The Development of Modern Tarot Decks and the Invention of Occult Tarot
Summary
The middle of the 1700s saw a great development in the game of Tarot, a modernized deck, along with a growth in Tarot's popularity. Dummett notes that "The hundred years between about 1730 and 1830 were the heyday of the game of Tarot; it was played not only in northern Italy, eastern France, Switzerland, Germany and Austro-Hungary, but also in Belgium, the Netherlands, Denmark, Sweden and even Russia. Not only was it, in these areas, a famous game with many devotees: it was also, during that period, more truly an international game than it had ever been before or than it has ever been since...." Beginning around 1750, a modernized Tarot deck became popular in many areas. The more common French suit-signs, (Spades, Clubs, Hearts, and Diamonds) replaced the older Italian ones, and around 1780 the trumps began to became double-headed. Tarot's traditional Medieval allegory was replaced with a decorative series of thematically-related but essentially arbitrary images, made possible by the use of large numerals on the trumps. This obviated memorizing the order of images, making the game that much easier to learn. The themes of these decks might include almost anything: animals, pastoral scenes, military triumphs, illustrated proverbs, even advertising. Although in decline in France and Italy, the popularity of the game elsewhere increased during this period.
The later 18th century saw an even more portentous development of Tarot, well beyond its use to play cards. Fortune-telling with playing cards had developed from their use as a randomizing device to pick a page in a book of fortunes in the 1500s, through the use of special fortune-telling decks in the 1600s, and finally to the point of regular decks being given symbolic meaning in the 1700s. A few scattered indications of this appear earlier in the century, but the first book on cartomancy was published in 1770. It was written by Etteilla, the world's first professional cartomancer, who became one of the founders of occult Tarot. In the 1780s he and two other French writers developed much of the occult lore and fortune-telling methods that would reinvent Tarot in the late 1800s.

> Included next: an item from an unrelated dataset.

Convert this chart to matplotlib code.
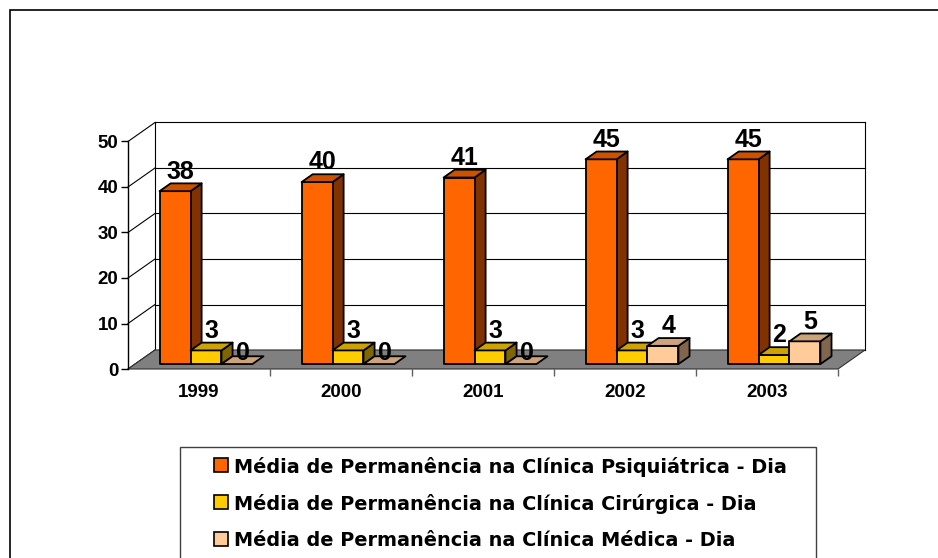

These three writers changed Tarot forever. Neither knowing nor caring much about Tarot's 350-year history, its original and common use as a game, or the intended meaning of its allegorical cycle, they interpreted the images freely. They used the twenty-two trumps as signs designating the twenty-two letters of the Hebrew alphabet. These newly-minted correspondences made the Tarot deck into a novel emblem system for Cabalistic magic and mysticism. The two esoteric uses, Cabala and divination, became permanently attached to Tarot. The authors of this newly invented Tarot also wrote up a detailed fantasy about Tarot's origin and history, involving Egyptian initiations, Jewish mystics, and vagabond Gypsies. These fictional histories were intended to validate the correspondences the occultists had devised, by appeal to alleged ancient wisdom and secret traditions.